Lieferdrohnen, die über Bad Neustadt (Lkr. Rhön-Grabfeld) surren, dieses Bild wird bald nicht mehr ungewöhnlich sein. Denn der Automobilzulieferer Jopp will dort zusammen mit dem Würzburger Start-up Emqopter den ersten städtischen Flug mit Lieferdrohnen aufbauen, der die drei Jopp-Werke in Bad Neustadt miteinander verbinden soll.
Zu viel Zeit geht verloren
Nach Angaben des Unternehmens bleibt derzeit zu viel Zeit auf der Straße liegen für den Transport von Hauspost, Ersatzteilen und Kleinteilen. Die könnten einfacher und schneller über die Luft transportiert werden, hat man sich bei Jopp überlegt. Jetzt will das Unternehmen die seit April in Deutschland gültige neue Gesetzgebung für den Luftverkehr nutzen, um kleine Gegenstände per Drohne über die Luft zu transportieren. Der Flug soll vollautonom erfolgen.

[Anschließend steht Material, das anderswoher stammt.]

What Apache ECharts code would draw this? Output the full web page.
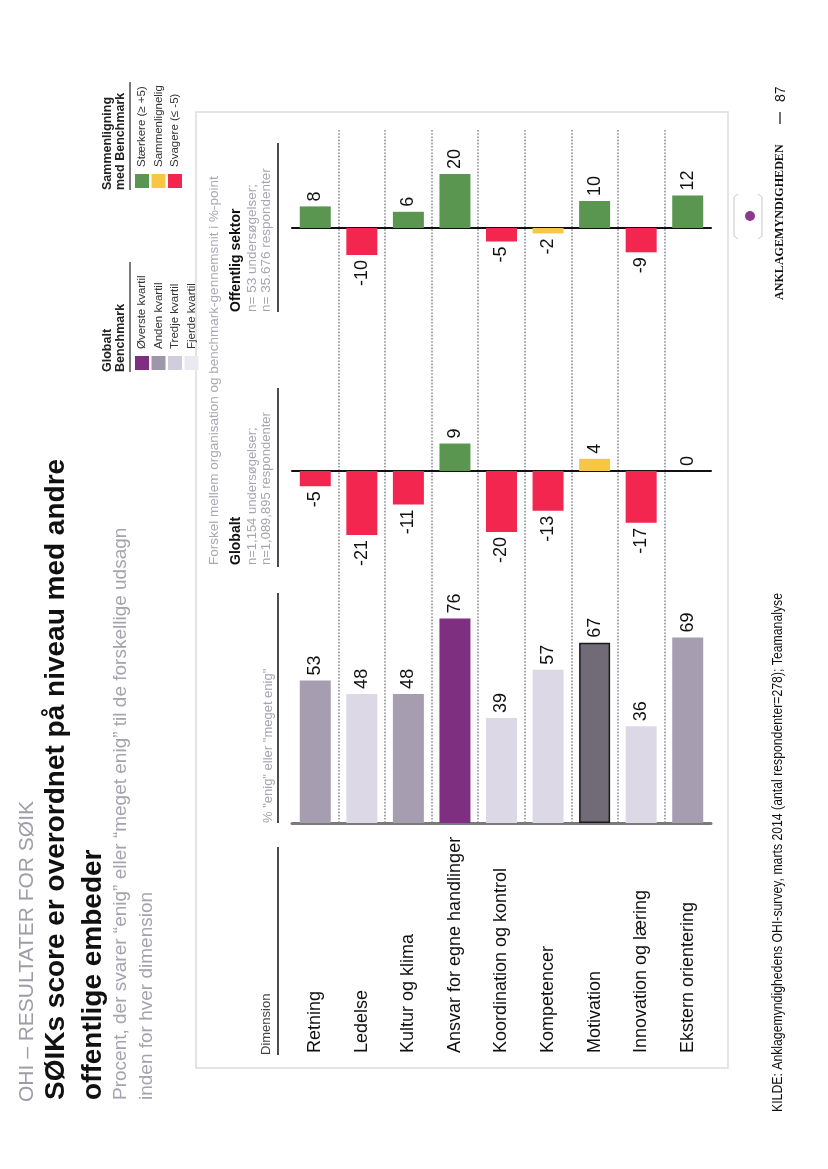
<!DOCTYPE html>
<html><head><meta charset="utf-8">
<script src="https://cdn.jsdelivr.net/npm/echarts@6/dist/echarts.min.js"></script>
<style>html,body{margin:0;padding:0;background:#fff}#c{width:828px;height:1169px}</style>
</head><body><div id="c"></div>
<script>
// ---------- data ----------
const dimensions = ['Retning','Ledelse','Kultur og klima','Ansvar for egne handlinger','Koordination og kontrol','Kompetencer','Motivation','Innovation og læring','Ekstern orientering'];
const agreePct = [53,48,48,76,39,57,67,36,69];
const benchmarkQuartile = [2,3,2,1,3,3,2,3,2];
const highlightedDimension = 'Motivation';
const diffGlobal = [-5,-21,-11,9,-20,-13,4,-17,0];
const diffPublicSector = [8,-10,6,20,-5,-2,10,-9,12];
const quartileLegend = ['Øverste kvartil','Anden kvartil','Tredje kvartil','Fjerde kvartil'];
const compareLegend = ['Stærkere (≥ +5)','Sammenlignelig','Svagere (≤ -5)'];

// ---------- styles ----------
const FONT = 'Liberation Sans, Arial, sans-serif';
const quartileColors = {1:'#7e2f80',2:'#a69eb0',3:'#dcd8e6',4:'#eeedf3'};
const legendQuartileColors = ['#7e2f80','#9e97a8','#d2cddc','#ebe9f0'];
const cmpColors = {up:'#5b9650', same:'#f7c744', down:'#f2264f'};
function cmpColor(v){ return v >= 5 ? cmpColors.up : (v <= -5 ? cmpColors.down : cmpColors.same); }

function barLabel(v){
  const neg = v < 0;
  return {show:true, rotate:90, position: neg ? 'bottom':'top', align: neg ? 'right':'left',
    verticalAlign:'middle', distance:5, fontSize:18, fontFamily:FONT, color:'#111', formatter: String(v)};
}

const data1 = agreePct.map((v,i)=>({
  value:v,
  itemStyle: dimensions[i]===highlightedDimension
    ? {color:'#716b78', borderColor:'#1a1a1a', borderWidth:1.5}
    : {color:quartileColors[benchmarkQuartile[i]]},
  label: barLabel(v)
}));
const data2 = diffGlobal.map(v=>({value:v,itemStyle:{color:cmpColor(v)},label:barLabel(v)}));
const data3 = diffPublicSector.map(v=>({value:v,itemStyle:{color:cmpColor(v)},label:barLabel(v)}));

// ---------- graphic helpers ----------
function vt(x,y,text,opt,extra){
  return Object.assign({type:'text', x:x, y:y, rotation:Math.PI/2, silent:true, z:10,
    style:Object.assign({text:text, fill:'#222', fontSize:13, fontFamily:FONT, align:'left', verticalAlign:'middle'}, opt||{})}, extra||{});
}
function ln(x1,y1,x2,y2,stroke,w){
  return {type:'line', silent:true, z:10, shape:{x1,y1,x2,y2}, style:{stroke:stroke||'#111', lineWidth:w||1.5}};
}
function sw(cx,y0,fill){
  return {type:'rect', silent:true, z:10, shape:{x:cx-7,y:y0,width:14,height:14}, style:{fill:fill}};
}

const G = [];
// panel box
G.push({type:'rect', silent:true, z:1, shape:{x:196,y:112,width:532,height:956}, style:{fill:'none', stroke:'#dcdce0', lineWidth:1.5}});
// titles
G.push(vt(27,1102,'OHI – RESULTATER FOR SØIK',{fontSize:21, fill:'#9d9da8'}));
G.push(vt(56,1100,'SØIKs score er overordnet på niveau med andre',{fontSize:28, fontWeight:'bold', fill:'#111'}));
G.push(vt(93,1100,'offentlige embeder',{fontSize:28, fontWeight:'bold', fill:'#111'}));
G.push(vt(121,1100,'Procent, der svarer “enig” eller “meget enig” til de forskellige udsagn',{fontSize:19, fill:'#a3a3ad'}));
G.push(vt(147,1100,'inden for hver dimension',{fontSize:19, fill:'#a3a3ad'}));

// column headers
G.push(vt(266,1055,'Dimension',{fontSize:13, fill:'#444'}));
G.push(ln(278,847,278,1055));
G.push(vt(268,823,'% "enig" eller "meget enig"',{fontSize:13, fill:'#a5a5ae'}));
G.push(ln(278,593,278,823));
G.push(vt(214,565,'Forskel mellem organisation og benchmark-gennemsnit i %-point',{fontSize:13.5, fill:'#a8a8b0'}));
G.push(vt(236,565,'Globalt',{fontSize:14, fontWeight:'bold', fill:'#111'}));
G.push(vt(252,565,'n=1,154 undersøgelser;',{fontSize:13, fill:'#a5a5ae'}));
G.push(vt(266,565,'n=1,089,895 respondenter',{fontSize:13, fill:'#a5a5ae'}));
G.push(ln(278,388,278,567));
G.push(vt(236,312,'Offentlig sektor',{fontSize:14, fontWeight:'bold', fill:'#111'}));
G.push(vt(252,312,'n= 53 undersøgelser;',{fontSize:13.5, fill:'#a5a5ae'}));
G.push(vt(266,312,'n= 35.676 respondenter',{fontSize:13.5, fill:'#a5a5ae'}));
G.push(ln(278,143,278,312));

// legends
G.push(vt(108,372,'Globalt',{fontSize:12.5, fontWeight:'bold', fill:'#222'}));
G.push(vt(121,372,'Benchmark',{fontSize:12.5, fontWeight:'bold', fill:'#222'}));
G.push(ln(130,262,130,372,'#222',1.2));
quartileLegend.forEach((t,i)=>{
  const x = 142 + i*16.5;
  G.push(sw(x,356,legendQuartileColors[i]));
  G.push(vt(x,349,t,{fontSize:11.5, fill:'#333'}));
});
G.push(vt(108,190,'Sammenligning',{fontSize:12.5, fontWeight:'bold', fill:'#222'}));
G.push(vt(121,190,'med Benchmark',{fontSize:12.5, fontWeight:'bold', fill:'#222'}));
G.push(ln(130,82,130,190,'#222',1.2));
const cmpLegendColors=[cmpColors.up,cmpColors.same,cmpColors.down];
compareLegend.forEach((t,i)=>{
  const x = 142 + i*16.5;
  G.push(sw(x,174,cmpLegendColors[i]));
  G.push(vt(x,167,t,{fontSize:11.5, fill:'#333'}));
});

// footer
G.push(vt(778,1112,'KILDE: Anklagemyndighedens OHI-survey, marts 2014 (antal respondenter=278); Teamanalyse',{fontSize:14, fill:'#111'},{scaleX:0.875}));
G.push(vt(780,300,'ANKLAGEMYNDIGHEDEN',{fontSize:11.5, fontWeight:'bold', fontFamily:'Liberation Serif, DejaVu Serif, serif', fill:'#111'},{scaleX:1.05}));
G.push(ln(780,112,780,124,'#111',1.2));
G.push(vt(781,102,'87',{fontSize:14, fill:'#111'}));
// logo
G.push({type:'circle', silent:true, z:10, shape:{cx:750,cy:216,r:5}, style:{fill:'#8c3a8c'}});
G.push({type:'polyline', silent:true, z:10, shape:{points:[[738,194],[734,197],[734,236],[738,239]]}, style:{stroke:'#c8c8cc',lineWidth:1,fill:'none'}});
G.push({type:'polyline', silent:true, z:10, shape:{points:[[758,194],[762,197],[762,236],[758,239]]}, style:{stroke:'#c8c8cc',lineWidth:1,fill:'none'}});

const hiddenY = (min,max,gi)=>({type:'value', gridIndex:gi, min:min, max:max, show:false, splitLine:{show:false}});
const catX = (gi, line)=>({type:'category', gridIndex:gi, data:dimensions, axisTick:{show:false},
  axisLabel:{show:false}, axisLine: line, splitLine:{show:false}});

const option = {
  animation:false,
  grid:[
    {left:292, width:419, top:554, height:269},
    {left:292, width:419, top:425.25, height:122},
    {left:292, width:419, top:147, height:135},
    {left:292, width:419, top:130, height:692}
  ],
  xAxis:[
    {type:'category', gridIndex:0, data:dimensions, axisTick:{show:false},
     axisLine:{show:true, lineStyle:{color:'#7a7a7a', width:3}},
     axisLabel:{show:true, interval:0, rotate:90, align:'left', verticalAlign:'middle', margin:230,
       fontSize:18, fontFamily:FONT, color:'#111'}},
    catX(1,{show:true, onZero:true, lineStyle:{color:'#111', width:2}}),
    catX(2,{show:true, onZero:true, lineStyle:{color:'#111', width:2}}),
    {type:'value', gridIndex:3, min:0, max:9, interval:1, axisLine:{show:false}, axisTick:{show:false}, axisLabel:{show:false},
     splitLine:{show:true, showMinLine:false, showMaxLine:false, lineStyle:{type:'dotted', color:'#8e8e98', width:1.6}}}
  ],
  yAxis:[hiddenY(0,100,0), hiddenY(-25,15,1), hiddenY(-20,30,2), hiddenY(0,1,3)],
  series:[
    {type:'bar', xAxisIndex:0, yAxisIndex:0, barWidth:31, data:data1, z:3},
    {type:'bar', xAxisIndex:1, yAxisIndex:1, barWidth:31, data:data2, z:3},
    {type:'bar', xAxisIndex:2, yAxisIndex:2, barWidth:31, data:data3, z:3}
  ],
  graphic: G
};
const chart = echarts.init(document.getElementById('c'), null, {renderer:'canvas'});
chart.setOption(option);
</script></body></html>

Zusammen mit den Drohnenexperten von Emqopter aus Würzburg, die bereits einige ähnliche Anwendungen in kleinerem Maßstab realisiert haben, habe Jopp ein Projekt zur Entwicklung einer voll ausfallsicheren Lieferdrohne aufgesetzt. „Wir wissen noch nicht, wie schnell wir an den Start gehen können“, so Jopp-Geschäftsführer Martin Büchs. Schließlich sei das Gesetz erst kürzlich verabschiedet worden und die zuständigen Behörden seien noch unsicher bei Genehmigungen. Man hoffe aber, ein Musterverfahren bei den Behörden anstrengen zu können.
Noch Überzeugungsarbeit
„Wir rechnen damit, dass wir auch in der Öffentlichkeit und bei Anliegern noch Überzeugungsarbeit wegen der Sicherheit leisten müssen“, so Büchs. Nils Gageik, Geschäftsführer von Emqopter, betonte, die Ausfallsicherheit habe höchste Priorität. Die geplante Technik sei nicht vergleichbar mit Drohnen für den Privatbereich. Mit einer mehrfach vorhandenen Ultraschall- und einer Infrarotsensorik solle die Drohne GPS-gesteuert fliegen. Eine ähnliche Anwendung habe man bereits auf der CeBIT und der Hannover Messe gezeigt. Geschulte Anwender sollen aber beim Flug jederzeit eingreifen können.
Ziel: Erster Regelflug
Ziel beider Unternehmen ist es, den ersten Regelflug einer Lieferdrohne in einer städtischen Umgebung zu realisieren – in Deutschland, vielleicht sogar weltweit. Jedenfalls kenne man bisher keine weitere Anwendung dieser Art. Bekannt sei aber, dass Amazon, UPS und DHL mit ähnlichen Ideen experimentieren. Eine flächendeckende Anwendung sei bisher an den Genehmigungsbehörden gescheitert. Das wolle man nun mit einer neuen Sicherheitstechnik ändern. Zunächst soll nach Firmenangaben eine kleine Drohne mit fünf Kilogramm Gesamtgewicht vom Jopp-Werk im Ortsteil Herschfeld zum ein paar Hundert Meter entfernten Werk „Am Donsenhaug“ fliegen, um erste Erfahrungen in der Praxis zu sammeln. Vorerst nur bei gutem Wetter. Erste Anwendung: regelmäßiger Essenstransport von der Hauptkantine zum Zweigwerk.
Emqopter denkt einen Schritt weiter: „Wir kennen Projekte, bei denen Drohnen Leben retten können, z. B. beim Transport von medizinischen Hilfsgütern. Mit diesem Projekt wollen wir zeigen, dass die Technik noch sicherer ist als das autonome Fahren, das seit kurzem auf Teststrecken in Bayern möglich ist. Damit eröffnen wir neuen Ideen den Weg“, so Gageik.
Beteiligung an Emqopter
Jopp hat sich mit dem Startschuss des Projekts als Gesellschafter im Zuge einer Kapitalerhöhung bei Emqopter eingebracht. Einige neue Arbeitsplätze sollen in Kürze entstehen. Jopp will mit dem Projekt die eigene Kompetenz in der Elektronik und speziell der Sensorik unter Beweis stellen – auch im Hinblick auf das autonome Fahren als eines der Wachstumsfelder der Zukunft. Für Jopp ist dieses Engagement Teil der Zukunftsstrategie „Jopp 2030“, die am Wochenende den Führungskräften der Firmengruppe vorgestellt wurde. Ziel des Unternehmens ist es, sich auf die mögliche Zukunft von Autos ohne Verbrennungsmotor vorzubereiten. Schließlich hat Jopp seinen Firmensitz in Bad Neustadt, der Modellstadt für Elektromobilität.